C’è un paradosso che nessuno osa dire ad alta voce. Mentre i bilanci tagliano, le stesse aziende continuano a sbandierare il mantra della trasformazione digitale. “Stiamo investendo nel futuro” è la frase che appare in ogni earnings call, anche quando i progetti più ambiziosi sono stati silenziosamente accantonati. È un teatro in cui tutti recitano la parte giusta per non spaventare il mercato, ma in realtà pochi credono davvero alla narrativa che stanno vendendo. La prova? Basta guardare come vengono approvati i budget: sicurezza al 100 per cento, cloud computing se può ridurre o spostare costi, intelligenza artificiale se c’è una storia da raccontare agli analisti. Tutto il resto può attendere. E quando “può attendere” diventa la definizione ufficiale di innovazione, il futuro che tanto si invoca è già in ritardo.
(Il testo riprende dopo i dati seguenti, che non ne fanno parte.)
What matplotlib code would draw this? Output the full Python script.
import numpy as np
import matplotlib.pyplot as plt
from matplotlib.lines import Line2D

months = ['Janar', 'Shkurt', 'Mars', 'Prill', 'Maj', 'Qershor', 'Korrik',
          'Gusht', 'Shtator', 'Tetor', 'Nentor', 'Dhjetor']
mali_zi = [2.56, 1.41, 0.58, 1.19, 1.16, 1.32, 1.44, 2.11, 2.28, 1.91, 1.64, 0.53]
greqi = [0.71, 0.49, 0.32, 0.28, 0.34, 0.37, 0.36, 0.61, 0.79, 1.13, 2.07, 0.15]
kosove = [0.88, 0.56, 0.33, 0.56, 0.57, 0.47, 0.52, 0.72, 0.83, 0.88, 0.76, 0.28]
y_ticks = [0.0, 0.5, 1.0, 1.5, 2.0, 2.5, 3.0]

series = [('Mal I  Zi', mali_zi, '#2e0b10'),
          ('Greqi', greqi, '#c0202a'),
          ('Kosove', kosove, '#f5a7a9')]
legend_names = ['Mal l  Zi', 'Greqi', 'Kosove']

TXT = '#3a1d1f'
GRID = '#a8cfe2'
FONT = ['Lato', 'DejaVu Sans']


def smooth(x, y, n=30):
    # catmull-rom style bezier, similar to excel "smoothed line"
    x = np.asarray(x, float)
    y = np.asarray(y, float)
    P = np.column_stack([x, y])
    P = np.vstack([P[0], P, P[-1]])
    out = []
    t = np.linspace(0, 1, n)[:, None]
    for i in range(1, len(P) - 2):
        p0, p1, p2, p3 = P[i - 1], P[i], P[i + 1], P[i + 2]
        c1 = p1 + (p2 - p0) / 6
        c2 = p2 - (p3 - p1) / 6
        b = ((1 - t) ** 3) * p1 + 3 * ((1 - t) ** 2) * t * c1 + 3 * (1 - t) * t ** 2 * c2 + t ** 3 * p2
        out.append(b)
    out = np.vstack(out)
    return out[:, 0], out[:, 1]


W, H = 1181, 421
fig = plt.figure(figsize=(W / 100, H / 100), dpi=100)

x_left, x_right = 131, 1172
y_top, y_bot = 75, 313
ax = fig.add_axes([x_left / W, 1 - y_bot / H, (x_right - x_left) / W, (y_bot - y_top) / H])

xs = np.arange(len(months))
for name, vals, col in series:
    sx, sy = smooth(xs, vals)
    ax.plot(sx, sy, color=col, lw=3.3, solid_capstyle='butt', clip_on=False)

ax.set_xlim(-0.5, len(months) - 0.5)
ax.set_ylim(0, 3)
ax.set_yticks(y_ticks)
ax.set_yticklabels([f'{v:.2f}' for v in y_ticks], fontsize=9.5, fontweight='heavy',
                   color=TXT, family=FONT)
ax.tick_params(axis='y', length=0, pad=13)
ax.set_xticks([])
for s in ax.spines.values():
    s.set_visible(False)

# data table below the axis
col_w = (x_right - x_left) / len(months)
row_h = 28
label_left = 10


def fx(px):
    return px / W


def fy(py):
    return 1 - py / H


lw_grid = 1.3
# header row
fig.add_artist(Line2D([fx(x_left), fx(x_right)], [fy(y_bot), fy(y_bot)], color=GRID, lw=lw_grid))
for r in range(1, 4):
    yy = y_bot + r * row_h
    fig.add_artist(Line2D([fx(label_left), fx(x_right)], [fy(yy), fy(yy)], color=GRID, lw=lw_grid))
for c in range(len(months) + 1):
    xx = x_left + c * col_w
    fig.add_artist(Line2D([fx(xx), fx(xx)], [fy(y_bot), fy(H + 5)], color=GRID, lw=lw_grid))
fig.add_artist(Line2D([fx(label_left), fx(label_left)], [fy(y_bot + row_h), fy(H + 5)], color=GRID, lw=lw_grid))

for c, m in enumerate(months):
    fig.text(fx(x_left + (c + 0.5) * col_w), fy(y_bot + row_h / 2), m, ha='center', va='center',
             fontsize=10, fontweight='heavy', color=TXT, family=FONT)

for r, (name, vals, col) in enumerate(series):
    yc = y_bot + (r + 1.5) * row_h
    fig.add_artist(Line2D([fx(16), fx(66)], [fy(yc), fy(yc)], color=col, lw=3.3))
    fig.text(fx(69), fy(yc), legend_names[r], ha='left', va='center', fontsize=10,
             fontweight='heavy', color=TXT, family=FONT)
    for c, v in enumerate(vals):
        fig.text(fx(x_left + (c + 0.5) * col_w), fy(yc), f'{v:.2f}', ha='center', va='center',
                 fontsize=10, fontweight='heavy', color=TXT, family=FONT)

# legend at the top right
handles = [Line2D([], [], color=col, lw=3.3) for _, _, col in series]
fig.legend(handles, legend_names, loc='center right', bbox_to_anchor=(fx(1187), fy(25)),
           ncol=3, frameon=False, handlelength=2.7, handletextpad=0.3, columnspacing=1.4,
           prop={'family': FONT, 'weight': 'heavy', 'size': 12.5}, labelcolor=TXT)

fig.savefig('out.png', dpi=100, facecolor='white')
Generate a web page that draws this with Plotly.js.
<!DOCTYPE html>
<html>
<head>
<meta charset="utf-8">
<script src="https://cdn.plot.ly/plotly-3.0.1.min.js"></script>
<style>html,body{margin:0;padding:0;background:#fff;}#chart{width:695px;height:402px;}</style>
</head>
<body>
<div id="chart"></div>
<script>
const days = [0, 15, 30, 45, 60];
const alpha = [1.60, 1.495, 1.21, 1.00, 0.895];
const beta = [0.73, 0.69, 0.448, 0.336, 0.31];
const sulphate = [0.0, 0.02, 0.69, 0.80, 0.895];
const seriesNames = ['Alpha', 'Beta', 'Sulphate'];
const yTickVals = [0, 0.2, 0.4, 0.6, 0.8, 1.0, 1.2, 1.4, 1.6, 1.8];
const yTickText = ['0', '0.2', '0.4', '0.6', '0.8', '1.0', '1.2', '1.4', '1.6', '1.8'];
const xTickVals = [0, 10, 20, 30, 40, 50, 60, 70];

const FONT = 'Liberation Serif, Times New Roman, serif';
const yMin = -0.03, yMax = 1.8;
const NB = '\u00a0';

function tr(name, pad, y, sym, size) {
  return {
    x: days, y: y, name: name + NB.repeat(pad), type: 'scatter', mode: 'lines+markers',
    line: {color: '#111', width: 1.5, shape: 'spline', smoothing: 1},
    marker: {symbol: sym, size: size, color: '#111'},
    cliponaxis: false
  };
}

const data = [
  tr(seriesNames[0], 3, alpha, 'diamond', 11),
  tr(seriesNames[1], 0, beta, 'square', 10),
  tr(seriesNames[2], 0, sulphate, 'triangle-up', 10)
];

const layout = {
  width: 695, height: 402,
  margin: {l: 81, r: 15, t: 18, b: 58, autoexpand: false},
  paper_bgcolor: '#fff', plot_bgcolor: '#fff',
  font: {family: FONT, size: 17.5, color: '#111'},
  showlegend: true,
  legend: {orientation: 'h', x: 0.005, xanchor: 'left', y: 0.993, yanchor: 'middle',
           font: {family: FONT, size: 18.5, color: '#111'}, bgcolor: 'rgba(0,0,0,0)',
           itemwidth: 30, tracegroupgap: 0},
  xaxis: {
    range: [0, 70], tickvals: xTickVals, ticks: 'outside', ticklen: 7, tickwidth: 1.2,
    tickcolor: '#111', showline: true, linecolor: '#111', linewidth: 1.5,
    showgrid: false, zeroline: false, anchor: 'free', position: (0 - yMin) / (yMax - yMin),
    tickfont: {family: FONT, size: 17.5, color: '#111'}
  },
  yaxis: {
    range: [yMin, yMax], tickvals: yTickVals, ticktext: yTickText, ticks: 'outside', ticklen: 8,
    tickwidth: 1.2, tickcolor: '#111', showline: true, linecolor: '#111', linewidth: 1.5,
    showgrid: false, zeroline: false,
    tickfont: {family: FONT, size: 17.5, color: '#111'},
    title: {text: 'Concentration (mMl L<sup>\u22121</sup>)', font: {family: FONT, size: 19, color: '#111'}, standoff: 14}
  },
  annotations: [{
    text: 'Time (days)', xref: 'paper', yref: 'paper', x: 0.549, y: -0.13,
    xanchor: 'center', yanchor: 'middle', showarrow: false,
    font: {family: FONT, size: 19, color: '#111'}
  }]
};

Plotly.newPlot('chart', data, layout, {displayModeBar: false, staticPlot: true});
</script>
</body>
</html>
Un’ultima curiosità, tanto per aggiungere un tocco di ironia: S&P prevede un ulteriore calo dell’intenzione di spesa tecnologica nel terzo trimestre. Come se fosse davvero una sorpresa. Il settore tech, che ama definirsi predittivo e data-driven, continua a comportarsi come un mercato guidato dall’umore del giorno. E gli stessi CEO che parlano di modelli previsionali sofisticati si fanno condizionare da tweet politici e indiscrezioni sui dazi. Forse l’intelligenza artificiale, prima di ottimizzare la supply chain, dovrebbe insegnare un po’ di coerenza a chi prende le decisioni. Ma quella, si sa, non si può comprare “as-a-service”.